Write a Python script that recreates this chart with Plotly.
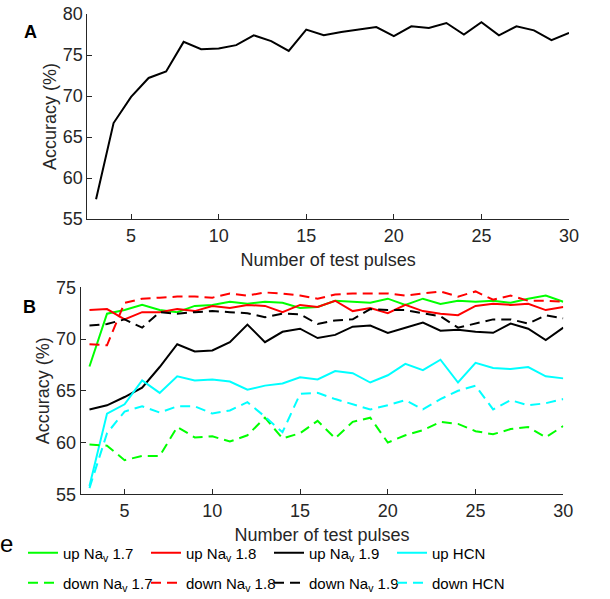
import plotly.graph_objects as go

# number of test pulses
pulses = list(range(3, 31))

# panel A - overall accuracy
acc_all = [57.4, 66.7, 69.9, 72.2, 73.0, 76.6, 75.7, 75.8, 76.2, 77.4, 76.7, 75.5, 78.1, 77.4,
           77.8, 78.1, 78.4, 77.3, 78.5, 78.3, 78.9, 77.5, 79.0, 77.4, 78.5, 78.0, 76.8, 77.7]

# panel B - per channel, up / down
up_nav17 = [67.35, 72.45, 72.8, 73.3, 72.8, 72.6, 73.2, 73.3, 73.6, 73.4, 73.6, 73.5, 73.0, 73.1,
            73.7, 73.6, 73.5, 73.9, 73.3, 73.9, 73.4, 73.7, 73.6, 73.7, 73.5, 73.9, 74.2, 73.6]
up_nav18 = [72.8, 72.9, 71.9, 72.6, 72.6, 72.9, 72.7, 73.2, 73.0, 73.3, 73.2, 72.6, 73.3, 73.1,
            73.7, 72.7, 73.0, 72.5, 73.3, 72.7, 72.45, 72.3, 73.2, 73.4, 73.3, 73.4, 72.8, 73.1]
up_nav19 = [63.2, 63.6, 64.4, 65.3, 67.3, 69.5, 68.8, 68.9, 69.7, 71.4, 69.7, 70.7, 71.0, 70.1,
            70.4, 71.2, 71.3, 70.6, 71.1, 71.6, 70.8, 70.9, 70.7, 70.6, 71.5, 71.0, 69.9, 71.1]
up_hcn = [55.8, 62.8, 63.7, 66.0, 64.8, 66.4, 66.0, 66.1, 65.9, 65.1, 65.5, 65.7, 66.3, 66.1,
          66.9, 66.7, 65.8, 66.5, 67.6, 67.0, 68.0, 65.8, 67.7, 67.2, 67.1, 67.3, 66.4, 66.2]
down_nav17 = [59.8, 59.7, 58.3, 58.7, 58.7, 61.5, 60.5, 60.6, 60.1, 60.7, 62.4, 60.4, 60.9, 62.1,
              60.4, 62.0, 62.4, 60.0, 60.7, 61.2, 62.0, 61.8, 61.1, 60.8, 61.3, 61.5, 60.5, 61.6]
down_nav18 = [69.5, 69.4, 73.5, 73.9, 74.0, 74.1, 74.1, 74.0, 74.4, 74.2, 74.5, 74.4, 74.2, 73.9,
              74.3, 74.4, 74.4, 74.4, 74.2, 74.4, 74.6, 74.1, 74.6, 73.8, 74.2, 73.7, 73.7, 73.6]
down_nav19 = [71.3, 71.45, 71.9, 71.1, 72.6, 72.45, 72.6, 72.7, 72.6, 72.5, 72.1, 72.45, 72.4, 71.45,
              71.8, 71.9, 72.9, 72.8, 72.8, 72.5, 72.2, 71.1, 71.5, 71.9, 71.9, 71.5, 72.3, 72.0]
down_hcn = [55.6, 60.9, 63.0, 63.5, 62.9, 63.5, 63.5, 62.8, 63.1, 63.9, 62.5, 61.0, 64.7, 64.8,
            64.2, 63.7, 63.2, 63.6, 64.1, 63.2, 64.2, 65.0, 65.5, 63.2, 64.1, 63.6, 63.8, 64.2]

W, H = 610, 599
FONT = "Liberation Sans, Arial, Helvetica, sans-serif"
AXC = "#262626"
DASH = "10px,6px"

fig = go.Figure()

# panel A
fig.add_trace(go.Scatter(x=pulses, y=acc_all, mode="lines", line=dict(color="black", width=2),
                         showlegend=False, xaxis="x", yaxis="y"))

# panel B - solid "up" lines go into the first legend row, dashed "down" into the second
series = [
    ("up Na<sub>v</sub> 1.7", up_nav17, "#00ff00", "solid", "legend"),
    ("up Na<sub>v</sub> 1.8", up_nav18, "#ff0000", "solid", "legend"),
    ("up Na<sub>v</sub> 1.9", up_nav19, "#000000", "solid", "legend"),
    ("up HCN", up_hcn, "#00ffff", "solid", "legend"),
    ("down Na<sub>v</sub> 1.7", down_nav17, "#00ff00", DASH, "legend2"),
    ("down Na<sub>v</sub> 1.8", down_nav18, "#ff0000", DASH, "legend2"),
    ("down Na<sub>v</sub> 1.9", down_nav19, "#000000", DASH, "legend2"),
    ("down HCN", down_hcn, "#00ffff", DASH, "legend2"),
]
for name, vals, col, dash, lg in series:
    fig.add_trace(go.Scatter(x=pulses, y=vals, mode="lines", name=name,
                             line=dict(color=col, width=2, dash=dash),
                             legend=lg, xaxis="x2", yaxis="y2"))

axis_style = dict(showline=True, linecolor=AXC, linewidth=1, ticks="inside", ticklen=5,
                  tickcolor=AXC, showgrid=False, zeroline=False, mirror=False, automargin=False,
                  tickfont=dict(family=FONT, size=18, color=AXC),
                  title_font=dict(family=FONT, size=18, color=AXC))

leg_style = dict(orientation="h", x=23 / W, xanchor="left", yanchor="middle",
                 entrywidth=78, entrywidthmode="pixels", bgcolor="rgba(0,0,0,0)",
                 font=dict(family=FONT, size=15, color="black"))

fig.update_layout(
    width=W, height=H,
    margin=dict(l=0, r=0, t=0, b=0, autoexpand=False),
    paper_bgcolor="white", plot_bgcolor="white",
    font=dict(family=FONT, size=18, color=AXC),
    xaxis=dict(axis_style, domain=[87.3 / W, 569 / W], range=[2.5, 30], tickvals=[5, 10, 15, 20, 25, 30],
               anchor="y", title=dict(text="Number of test pulses", standoff=8)),
    yaxis=dict(axis_style, domain=[1 - 219 / H, 1 - 14 / H], range=[55, 80], tickvals=[55, 60, 65, 70, 75, 80],
               anchor="x", title=dict(text="Accuracy (%)", standoff=1)),
    xaxis2=dict(axis_style, domain=[80.7 / W, 563.3 / W], range=[2.5, 30], tickvals=[5, 10, 15, 20, 25, 30],
                anchor="y2", title=dict(text="Number of test pulses", standoff=8)),
    yaxis2=dict(axis_style, domain=[1 - 494.3 / H, 1 - 287.3 / H], range=[55, 75], tickvals=[55, 60, 65, 70, 75],
                anchor="x2", title=dict(text="Accuracy (%)", standoff=1)),
    legend=dict(leg_style, y=1 - 553 / H),
    legend2=dict(leg_style, y=1 - 583 / H),
)

# panel letters and the clipped letter at the left edge
note = dict(xref="paper", yref="paper", showarrow=False, xanchor="center", yanchor="middle")
fig.add_annotation(note, text="<b>A</b>", x=30 / W, y=1 - 31.5 / H,
                   font=dict(family=FONT, size=18, color="black"))
fig.add_annotation(note, text="<b>B</b>", x=29 / W, y=1 - 307.5 / H,
                   font=dict(family=FONT, size=18, color="black"))
fig.add_annotation(note, text="e", x=6 / W, y=1 - 543 / H,
                   font=dict(family=FONT, size=24, color="black"))

# drop the browser's default body margin so the figure sits at the page corner
fig.write_html("out.html", config={"displayModeBar": False},
               post_script="document.body.style.margin='0';document.body.style.overflow='hidden';")
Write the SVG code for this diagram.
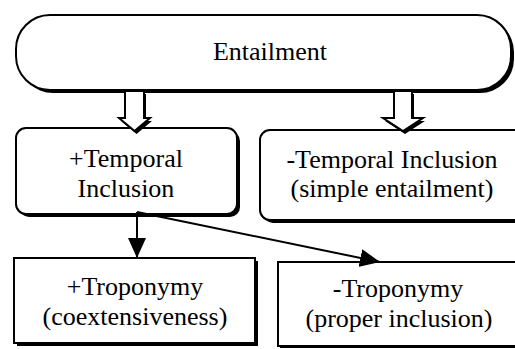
<svg xmlns="http://www.w3.org/2000/svg" width="515" height="349" viewBox="0 0 515 349">
<style>
.sh{fill:#000}
.bx{fill:#fff;stroke:#000;stroke-width:2}
.t{font-family:'Liberation Serif','DejaVu Serif',serif;font-size:26px;fill:#000;text-anchor:middle}
.ln{stroke:#000;stroke-width:2;fill:none}
</style>
<defs>
<marker id="ah" viewBox="0 0 20 18" refX="20" refY="9" markerWidth="20" markerHeight="18" markerUnits="userSpaceOnUse" orient="auto">
<path d="M0,0 L20,9 L0,18 z" fill="#000"/>
</marker>
</defs>
<rect width="515" height="349" fill="#fff"/>
<g id="entailment">
<rect class="sh" x="19" y="18" width="495" height="75" rx="34"/>
<rect class="bx" x="16" y="15" width="495" height="75" rx="34"/>
<text class="t" x="270" y="60" font-family="Liberation Serif, serif">Entailment</text>
</g>
<g id="plus-temporal">
<rect class="sh" x="19" y="131" width="221" height="86" rx="10"/>
<rect class="bx" x="16" y="128" width="221" height="86" rx="10"/>
<text class="t" x="126" y="167">+Temporal</text>
<text class="t" x="126" y="197">Inclusion</text>
</g>
<g id="minus-temporal">
<rect class="sh" x="263" y="133" width="270" height="90" rx="10"/>
<rect class="bx" x="260" y="130" width="270" height="90" rx="10"/>
<text class="t" x="392" y="168">-Temporal Inclusion</text>
<text class="t" x="392" y="197">(simple entailment)</text>
</g>
<g id="plus-troponymy">
<rect class="sh" x="17" y="261" width="241" height="85"/>
<rect class="bx" x="14" y="258" width="241" height="85"/>
<text class="t" x="135" y="295">+Troponymy</text>
<text class="t" x="135" y="325">(coextensiveness)</text>
</g>
<g id="minus-troponymy">
<rect class="sh" x="280" y="264" width="250" height="84"/>
<rect class="bx" x="278" y="262" width="250" height="84"/>
<text class="t" x="398" y="297">-Troponymy</text>
<text class="t" x="399" y="327">(proper inclusion)</text>
</g>
<g id="connectors">
<path class="sh" d="M127,94 L146,94 L146,121 L152,121 L136.5,134 L121,121 L127,121 Z"/>
<path class="bx" d="M125,91 L144,91 L144,118 L150,118 L134.5,131 L119,118 L125,118 Z"/>
<path class="sh" d="M396,94 L414,94 L414,121 L425,121 L405,134 L385,121 L396,121 Z"/>
<path class="bx" d="M394,91 L412,91 L412,118 L423,118 L403,131 L383,118 L394,118 Z"/>
<line class="ln" x1="137" y1="212" x2="137" y2="258" marker-end="url(#ah)"/>
<line class="ln" x1="137" y1="212" x2="380" y2="262" marker-end="url(#ah)"/>
</g>
</svg>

-------------------------

Word for word, give again the lines from the first entry to the line with "78.0, 76.8, 77.7]", inclusive. Exclude the pictures.

Write a Python script that recreates this chart with Plotly.
import plotly.graph_objects as go

# number of test pulses
pulses = list(range(3, 31))

# panel A - overall accuracy
acc_all = [57.4, 66.7, 69.9, 72.2, 73.0, 76.6, 75.7, 75.8, 76.2, 77.4, 76.7, 75.5, 78.1, 77.4,
           77.8, 78.1, 78.4, 77.3, 78.5, 78.3, 78.9, 77.5, 79.0, 77.4, 78.5, 78.0, 76.8, 77.7]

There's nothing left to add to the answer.